#### A block of data
□ □ □ □
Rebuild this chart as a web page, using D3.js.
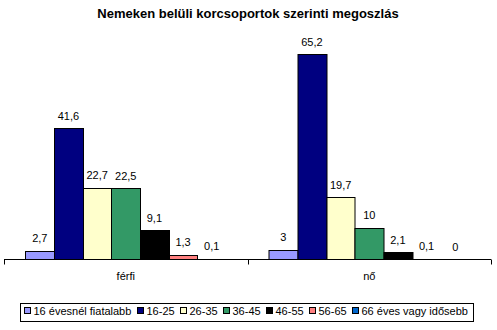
<!DOCTYPE html>
<html>
<head>
<meta charset="utf-8">
<script src="https://cdn.jsdelivr.net/npm/d3@7"></script>
<style>
  html, body { margin: 0; padding: 0; background: #fff; }
  svg { display: block; font-family: Arial, "Liberation Sans", sans-serif; }
</style>
</head>
<body>
<svg id="chart" width="497" height="330"></svg>
<script>
const title = "Nemeken belüli korcsoportok szerinti megoszlás";
const categories = ["férfi", "nő"];
const seriesNames = ["16 évesnél fiatalabb", "16-25", "26-35", "36-45", "46-55", "56-65", "66 éves vagy idősebb"];
const seriesColors = ["#9999FF", "#000080", "#FFFFCC", "#339966", "#000000", "#FF8080", "#0066CC"];
const valuesFerfi = [2.7, 41.6, 22.7, 22.5, 9.1, 1.3, 0.1];
const valuesNo = [3, 65.2, 19.7, 10, 2.1, 0.1, 0];
const valueLabelsFerfi = ["2,7", "41,6", "22,7", "22,5", "9,1", "1,3", "0,1"];
const valueLabelsNo = ["3", "65,2", "19,7", "10", "2,1", "0,1", "0"];

const values = [valuesFerfi, valuesNo];
const valueLabels = [valueLabelsFerfi, valueLabelsNo];

const svg = d3.select("#chart");

// Title
svg.append("text")
  .attr("x", 248).attr("y", 18)
  .attr("text-anchor", "middle")
  .attr("font-size", "13px").attr("font-weight", "bold")
  .text(title);

const x0 = d3.scaleBand().domain(categories).range([4, 491]).paddingInner(0).paddingOuter(0);
const x1 = d3.scaleBand().domain(d3.range(seriesNames.length)).range([0, x0.bandwidth()]).paddingInner(0).paddingOuter(0.75);
const y = d3.scaleLinear().domain([0, 70]).range([259, 39]);

const groups = svg.selectAll("g.cat").data(categories).enter().append("g")
  .attr("class", "cat")
  .attr("transform", d => `translate(${x0(d)},0)`);

groups.each(function(cat, ci) {
  const g = d3.select(this);
  const data = values[ci].map((v, i) => ({v, i, label: valueLabels[ci][i]}));
  g.selectAll("rect").data(data).enter().append("rect")
    .attr("x", d => Math.round(x1(d.i)) + 0.5)
    .attr("y", d => Math.round(y(d.v)) + 0.5)
    .attr("width", d => Math.round(x1(d.i) + x1.bandwidth()) - Math.round(x1(d.i)))
    .attr("height", d => Math.max(0, Math.round(y(0)) - Math.round(y(d.v))))
    .attr("fill", d => seriesColors[d.i])
    .attr("stroke", d => d.v > 0.05 ? "#000" : "none")
    .attr("stroke-width", 1);
  g.selectAll("text.val").data(data).enter().append("text")
    .attr("class", "val")
    .attr("x", d => x1(d.i) + x1.bandwidth() / 2)
    .attr("y", d => y(d.v) - 8.5)
    .attr("text-anchor", "middle")
    .attr("font-size", "11px")
    .text(d => d.label);
});

// Category axis
const axis = d3.axisBottom(x0).tickSize(0).tickPadding(0).tickFormat("");
const axG = svg.append("g").attr("transform", "translate(0,259.5)").call(axis);
axG.select(".domain").remove();
axG.append("line").attr("x1", 4).attr("x2", 491).attr("y1", 0).attr("y2", 0).attr("stroke", "#000");
const tickPositions = categories.map(c => x0(c)).concat([x0.range()[1]]);
axG.selectAll("line.tk").data(tickPositions).enter().append("line")
  .attr("class", "tk")
  .attr("x1", d => Math.round(d) + 0.5).attr("x2", d => Math.round(d) + 0.5)
  .attr("y1", 0).attr("y2", 5).attr("stroke", "#000");
svg.selectAll("text.cat").data(categories).enter().append("text")
  .attr("class", "cat")
  .attr("x", d => x0(d) + x0.bandwidth() / 2)
  .attr("y", 280)
  .attr("text-anchor", "middle")
  .attr("font-size", "11px")
  .text(d => d);

// Legend
svg.append("rect")
  .attr("x", 20.5).attr("y", 303.5).attr("width", 453).attr("height", 18)
  .attr("fill", "#fff").attr("stroke", "#000");
const legG = svg.append("g");
const items = legG.selectAll("g").data(seriesNames).enter().append("g");
items.append("rect")
  .attr("width", 6).attr("height", 6)
  .attr("y", 307.5)
  .attr("fill", (d, i) => seriesColors[i]).attr("stroke", "#000");
items.append("text")
  .attr("x", 9).attr("y", 314.5)
  .attr("font-size", "11px")
  .text(d => d);
const widths = [];
items.each(function() { widths.push(9 + this.querySelector("text").getComputedTextLength()); });
const startX = 24, endX = 467;
const gap = (endX - startX - d3.sum(widths)) / (widths.length - 1);
let cx = startX;
items.each(function(d, i) {
  d3.select(this).attr("transform", `translate(${Math.round(cx) + 0.5},0)`);
  cx += widths[i] + gap;
});
</script>
</body>
</html>
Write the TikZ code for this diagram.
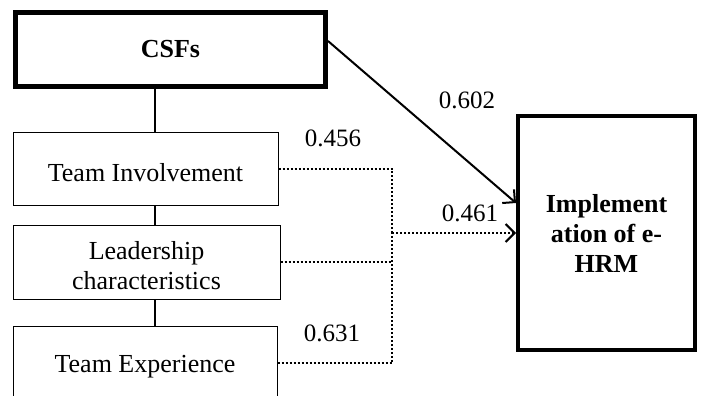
\documentclass[tikz,border=0pt]{standalone}
\usepackage{fontspec}
\setmainfont{Liberation Serif}
\usetikzlibrary{arrows.meta}
\begin{document}
\begin{tikzpicture}[x=1pt,y=-1pt,
  txt/.style={inner sep=0pt,align=center,font=\fontsize{26}{30}\selectfont},
  thinbox/.style={draw,line width=1pt,inner sep=0pt,label={[txt,yshift=-4pt]center:#1}},
  thickbox/.style={draw,line width=5pt,inner sep=0pt,align=center,font=\fontsize{26}{30}\selectfont\bfseries},
  link/.style={line width=2pt},
  dots/.style={line width=2pt,dash pattern=on 2pt off 2pt},
  tip/.style={-{Straight Barb[length=9pt,width=18pt,line width=2pt]}},
  val/.style={font=\fontsize{25}{30}\selectfont,inner sep=0pt}]
\useasboundingbox (0,0) rectangle (702,396);
\clip (0,0) rectangle (702,396);
\node[thickbox,minimum width=310pt,minimum height=74pt] (csf) at (170.5,49.5) {CSFs};
\node[thinbox={Team Involvement},minimum width=265pt,minimum height=73pt] (ti) at (145.5,168.5) {};
\node[thinbox={Leadership\\characteristics},minimum width=267pt,minimum height=74pt] (lc) at (146.5,262) {};
\node[thinbox={Team Experience},minimum width=264pt,minimum height=74pt] (te) at (145,363) {};
\node[thickbox,line width=4pt,minimum width=177pt,minimum height=234pt] (impl) at (606.5,233) {Implement\\ation of e-\\HRM};
\coordinate (lx) at (155,0);
\coordinate (j) at (392,233);
\coordinate (a1) at (328,41);
\draw[link] (csf.south -| lx) -- (ti.north -| lx);
\draw[link] (ti.south -| lx) -- (lc.north -| lx);
\draw[link] (lc.south -| lx) -- (te.north -| lx);
\draw[link,tip] (a1) -- ([yshift=30pt]impl.west);
\draw[dots] (ti.east) -| (j);
\draw[dots] (lc.east) -| (j);
\draw[dots] (te.east) -| (j);
\draw[dots,tip] (j) -- (impl.west |- j);
\node[val] (v1) at (467,100) {0.602};
\node[val] (v2) at (333,138) {0.456};
\node[val] (v3) at (470,213) {0.461};
\node[val] (v4) at (332,333) {0.631};
\end{tikzpicture}
\end{document}
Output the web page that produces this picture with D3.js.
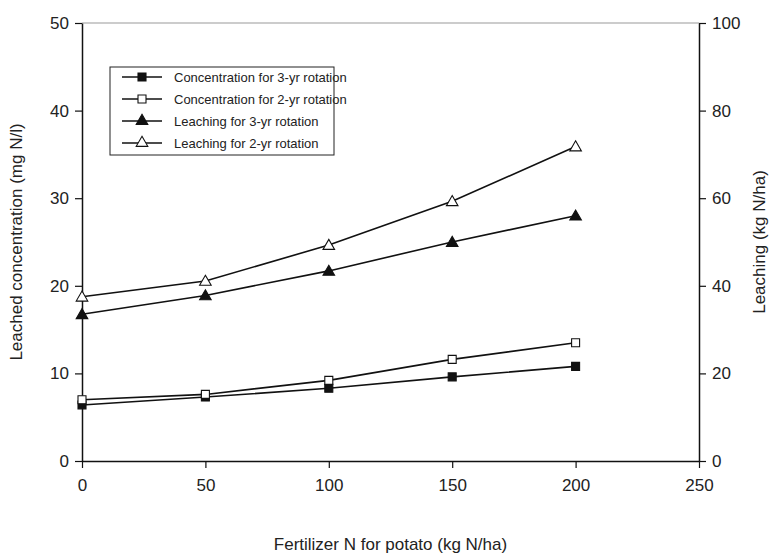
<!DOCTYPE html>
<html>
<head>
<meta charset="utf-8">
<script src="https://cdn.jsdelivr.net/npm/d3@7"></script>
<style>
  body { margin: 0; background: #fff; }
  text { font-family: "Liberation Sans", Arial, sans-serif; fill: #222; }
</style>
</head>
<body>
<svg id="chart" width="777" height="557"></svg>
<script>
// data
var fertilizer = [0, 50, 100, 150, 200];
var conc3yr = [6.4, 7.3, 8.3, 9.6, 10.8];       // mg N/l
var conc2yr = [7.0, 7.6, 9.2, 11.6, 13.5];      // mg N/l
var leach3yr = [33.5, 37.8, 43.4, 50.0, 56.0];  // kg N/ha
var leach2yr = [37.5, 41.1, 49.3, 59.3, 71.8];  // kg N/ha
var xTicks = [0, 50, 100, 150, 200, 250];
var yLeftTicks = [0, 10, 20, 30, 40, 50];
var yRightTicks = [0, 20, 40, 60, 80, 100];
var seriesNames = [
  "Concentration for 3-yr rotation",
  "Concentration for 2-yr rotation",
  "Leaching for 3-yr rotation",
  "Leaching for 2-yr rotation"
];

var margin = {top: 23, right: 78, bottom: 96, left: 82},
    width = 777 - margin.left - margin.right,
    height = 557 - margin.top - margin.bottom;

var svg = d3.select("#chart");
var g = svg.append("g")
  .attr("transform", "translate(" + margin.left + "," + margin.top + ")");

var x = d3.scaleLinear().domain([0, 250]).range([0, width]);
var yL = d3.scaleLinear().domain([0, 50]).range([height, 0]);
var yR = d3.scaleLinear().domain([0, 100]).range([height, 0]);

var series = [
  {name: seriesNames[0], vals: conc3yr, y: yL, shape: "square", fill: "#111"},
  {name: seriesNames[1], vals: conc2yr, y: yL, shape: "square", fill: "#fff"},
  {name: seriesNames[2], vals: leach3yr, y: yR, shape: "triangle", fill: "#111"},
  {name: seriesNames[3], vals: leach2yr, y: yR, shape: "triangle", fill: "#fff"}
];

// top frame line
g.append("line")
  .attr("x1", 0).attr("x2", width).attr("y1", 0).attr("y2", 0)
  .attr("stroke", "#999").attr("stroke-width", 1);

function styleAxis(sel) {
  sel.select(".domain").attr("stroke", "#111").attr("stroke-width", 1.5);
  sel.selectAll(".tick line").attr("stroke", "#111").attr("stroke-width", 1.2);
  sel.selectAll(".tick text")
    .style("font-family", "'Liberation Sans', Arial, sans-serif")
    .style("font-size", "17px").attr("fill", "#222");
}

g.append("g")
  .attr("transform", "translate(0," + height + ")")
  .call(d3.axisBottom(x).tickValues(xTicks).tickSize(7).tickSizeOuter(0).tickPadding(11))
  .call(styleAxis);

g.append("g")
  .call(d3.axisLeft(yL).tickValues(yLeftTicks).tickSize(7).tickSizeOuter(0).tickPadding(6))
  .call(styleAxis);

g.append("g")
  .attr("transform", "translate(" + width + ",0)")
  .call(d3.axisRight(yR).tickValues(yRightTicks).tickSize(7).tickSizeOuter(0).tickPadding(6))
  .call(styleAxis);

// axis titles
g.append("text")
  .attr("x", width / 2).attr("y", height + 89)
  .attr("text-anchor", "middle").style("font-size", "17px")
  .text("Fertilizer N for potato (kg N/ha)");

g.append("text")
  .attr("transform", "translate(" + (-60) + "," + (height / 2) + ") rotate(-90)")
  .attr("text-anchor", "middle").style("font-size", "17px")
  .text("Leached concentration (mg N/l)");

g.append("text")
  .attr("transform", "translate(" + (width + 66) + "," + (height / 2) + ") rotate(-90)")
  .attr("text-anchor", "middle").style("font-size", "17px")
  .text("Leaching (kg N/ha)");

var sq = d3.symbol().type(d3.symbolSquare).size(64);
var tri = d3.symbol().type(d3.symbolTriangle).size(58);

function drawMarker(sel, s) {
  sel.attr("d", s.shape === "square" ? sq() : tri())
    .attr("fill", s.fill)
    .attr("stroke", "#111")
    .attr("stroke-width", 1.1);
}

series.forEach(function(s) {
  var pts = fertilizer.map(function(f, i) { return {x: f, v: s.vals[i]}; });
  var line = d3.line()
    .x(function(d) { return x(d.x); })
    .y(function(d) { return s.y(d.v); });
  g.append("path")
    .datum(pts)
    .attr("fill", "none")
    .attr("stroke", "#111")
    .attr("stroke-width", 1.6)
    .attr("d", line);
  g.selectAll(null)
    .data(pts).enter()
    .append("path")
    .attr("transform", function(d) {
      var dy = s.shape === "triangle" ? 1 : 0;
      return "translate(" + x(d.x) + "," + (s.y(d.v) + dy) + ")";
    })
    .each(function() { drawMarker(d3.select(this), s); });
});

// legend
var legend = g.append("g").attr("transform", "translate(28,44)");
legend.append("rect")
  .attr("width", 224).attr("height", 88)
  .attr("fill", "#fff").attr("stroke", "#222").attr("stroke-width", 1);

var item = legend.selectAll(".item")
  .data(series).enter()
  .append("g")
  .attr("transform", function(d, i) { return "translate(0," + (10 + i * 22) + ")"; });

item.append("line")
  .attr("x1", 12).attr("x2", 52).attr("y1", 0).attr("y2", 0)
  .attr("stroke", "#111").attr("stroke-width", 1.5);
item.append("path")
  .attr("transform", "translate(32,0)")
  .each(function(d) { drawMarker(d3.select(this), d); });
item.append("text")
  .attr("x", 64).attr("y", 4.5)
  .style("font-size", "13px")
  .text(function(d) { return d.name; });
</script>
</body>
</html>
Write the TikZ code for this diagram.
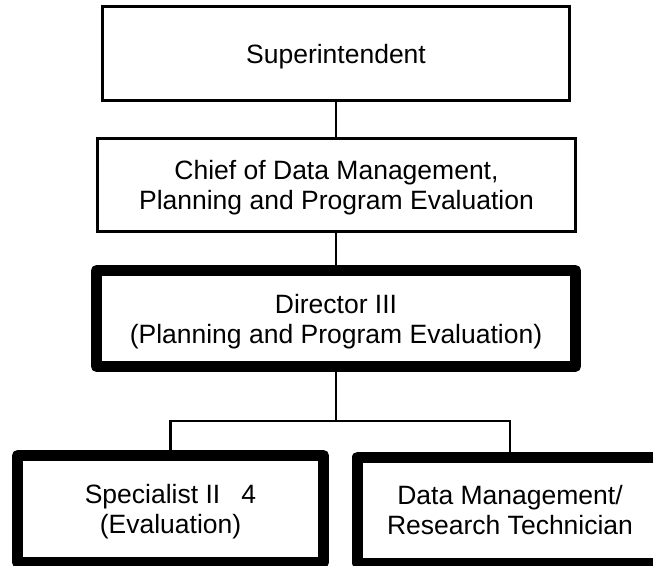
□ □ □ □
#### Aim
Looking at the material above, count the lines containing the string "chart" and reply with the count alone.

#### Written reply
5